After many a lace shawl became unsatisfactorily blocked using this process, I devised a system for blocking aggressively without investing in a blocking table (or hauling myself down to Target to get a ginormous piece of cardboard to do it on.)
Hence the lawn-as-blocking table technique was born. I tried this a few times, using straight pins, and found that the wind kept knocking the pins out of the ground. Finally, I decided, screw it, I'll just use knitting needles.
Hence, I am now (re)blocking my shawl thusly.
After soaking your shawl in warm water, take a couple of towels outside onto this grass (this really only works when the ground is clean, so obviously as winter comes I'll have to devise something new). Lay them out, covering enough ground to stretch the shawl as far as you want it to go.
Start by stabbing the shawl in the central increases yarn overs, to hold it into place. Then, using straight, metal needles (of which I have many) start placing them in lacy sections of the shawl that you want to stretch. I started by stabbing a few in the corners (since this was a triangular shawl...have yet to make a circular shawl and test this out).

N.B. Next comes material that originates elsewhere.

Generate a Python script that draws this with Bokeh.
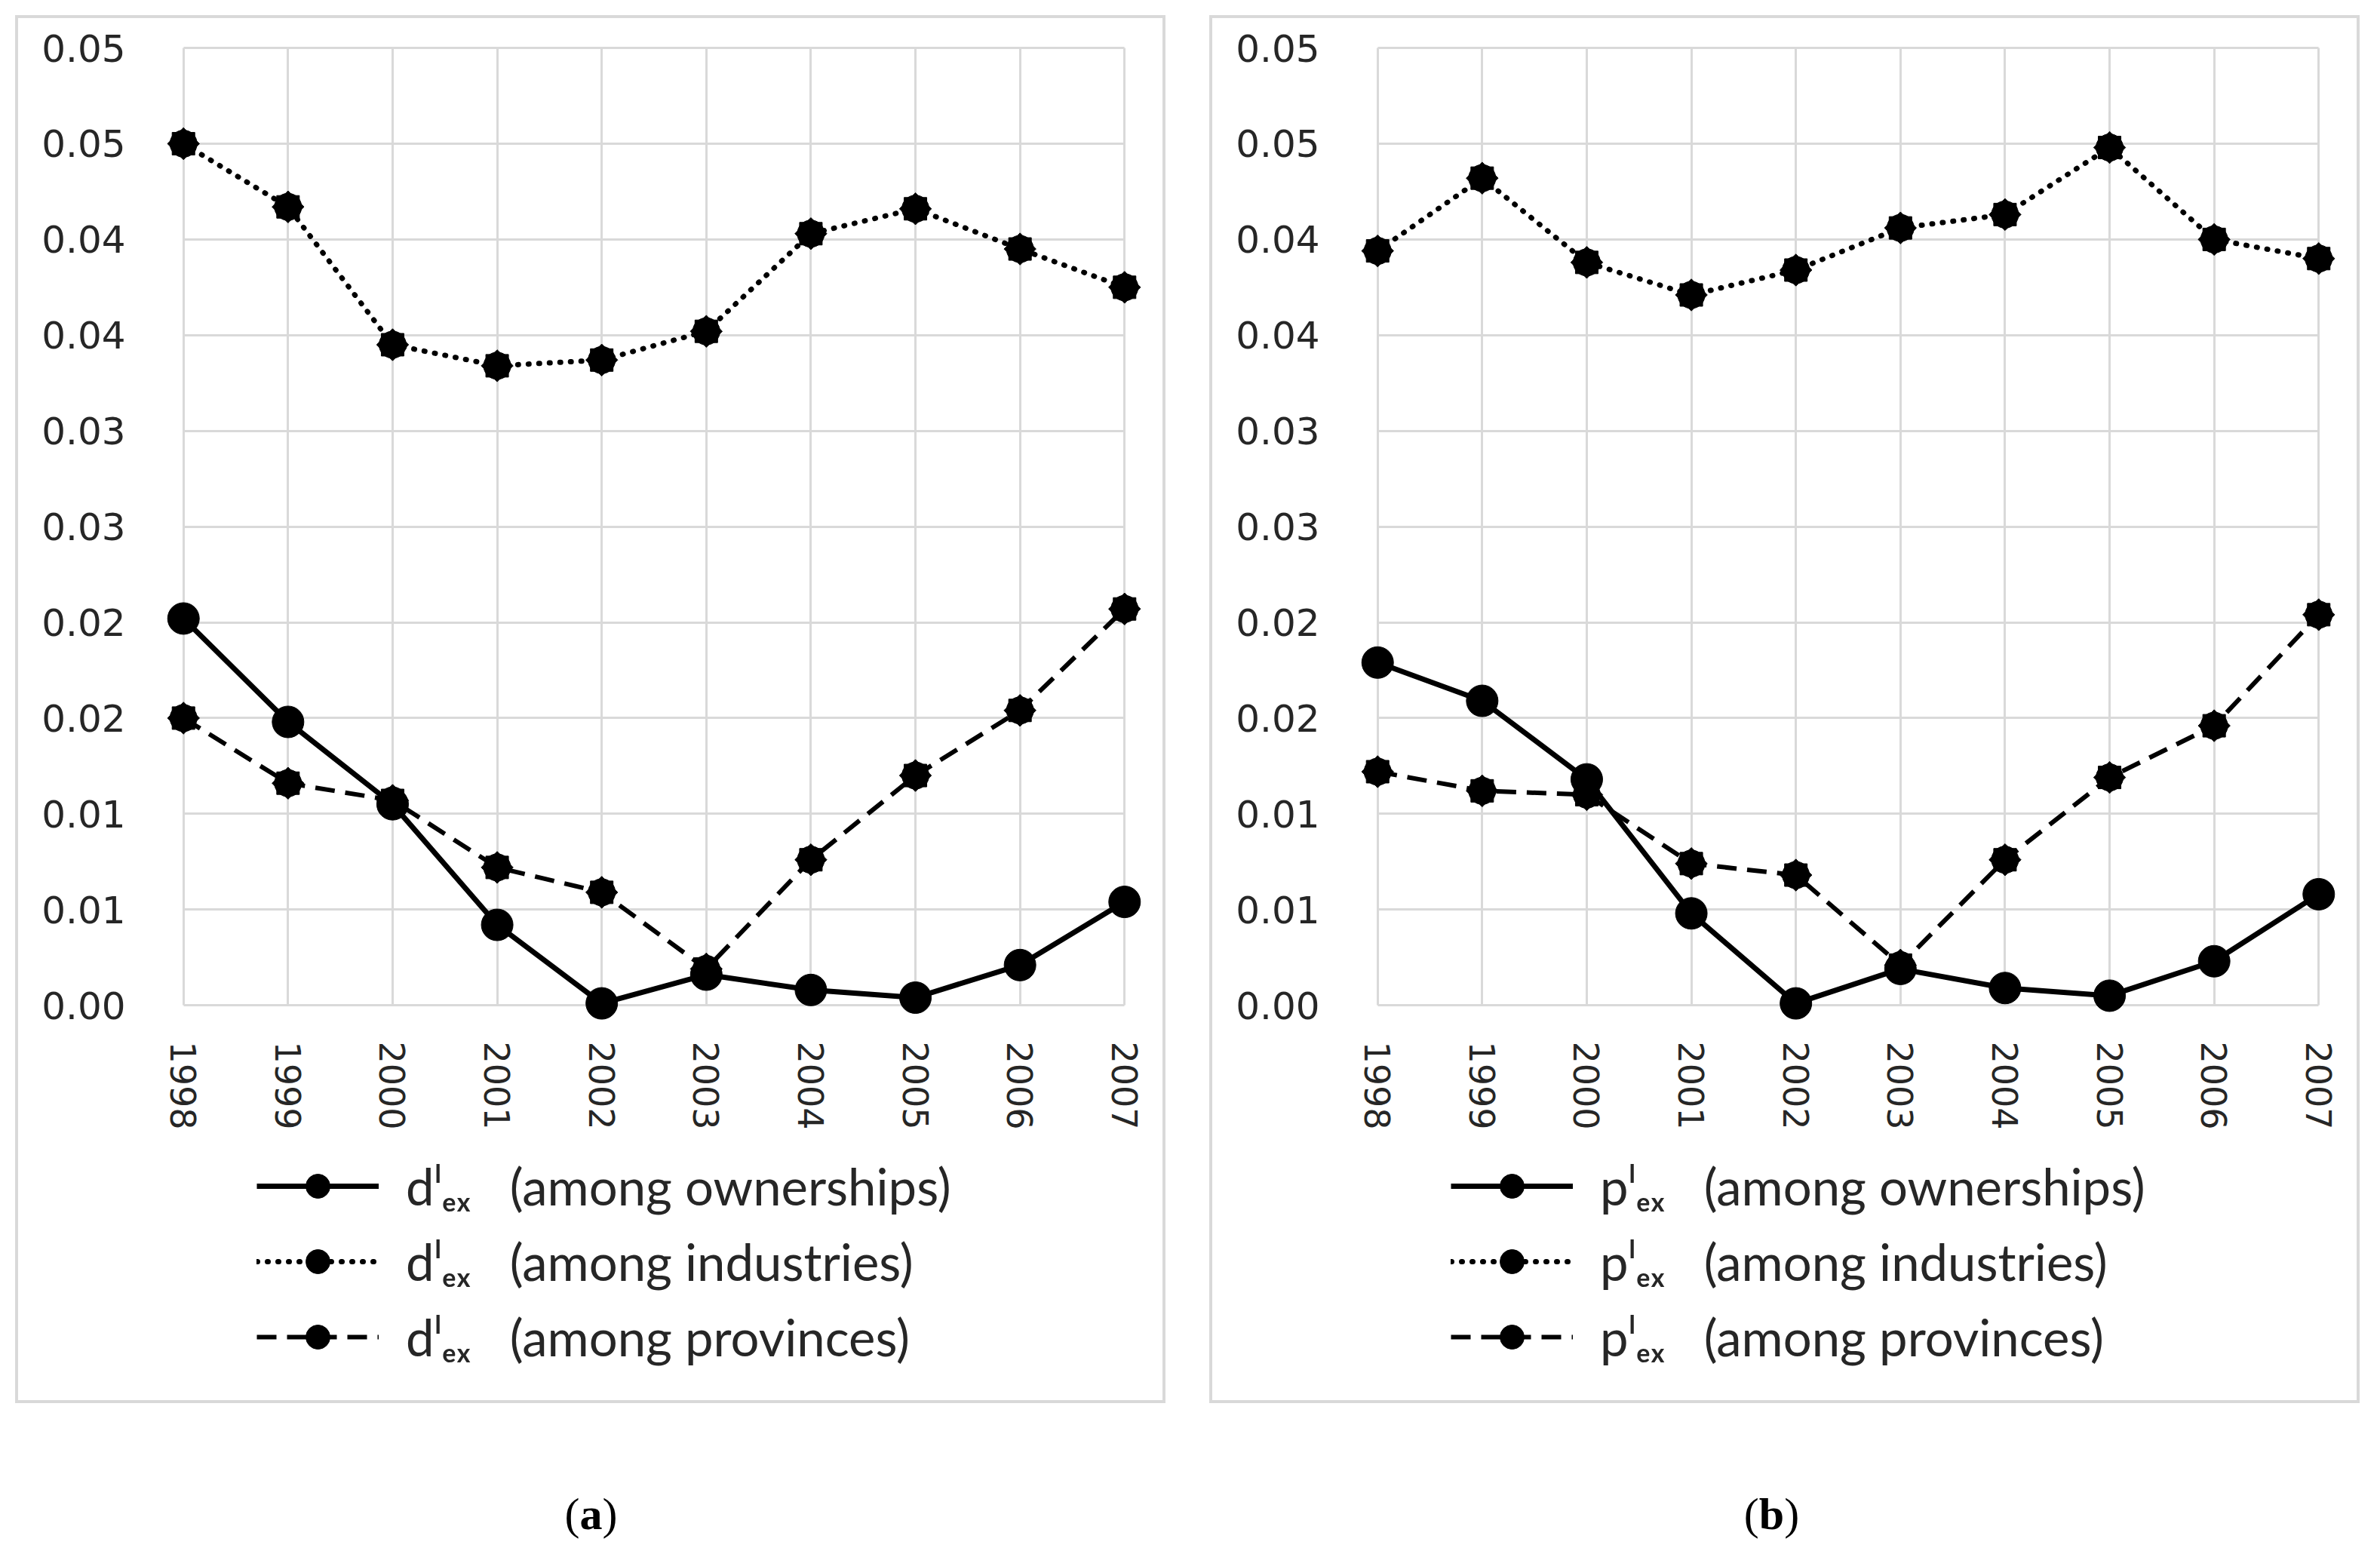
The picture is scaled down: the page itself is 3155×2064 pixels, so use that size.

Then I started along the top edge and bottom border, placing the needles in places where they wouldn't disrupt the yarn or pattern (such as yarn over holes). I kept doing this around the length of the shawl, till it was in a satisfactory shape and size for my tastes. Lace weight yarn dries *really* quickly in the sun, so I suggest continuing to wet it with a wet washcloth as you go along, so as not to tear the yarn. Since the needles are metal, long, and hard (lol) you can stab them straight through the towel and into the ground far enough to securely hold it in place. This is working infinitely better for me than straight pins on *any* surface has so far.
I took a few pictures, which I'll post tonight, but I wanted to write this out before I forgot. This is so much better than any other method I've done.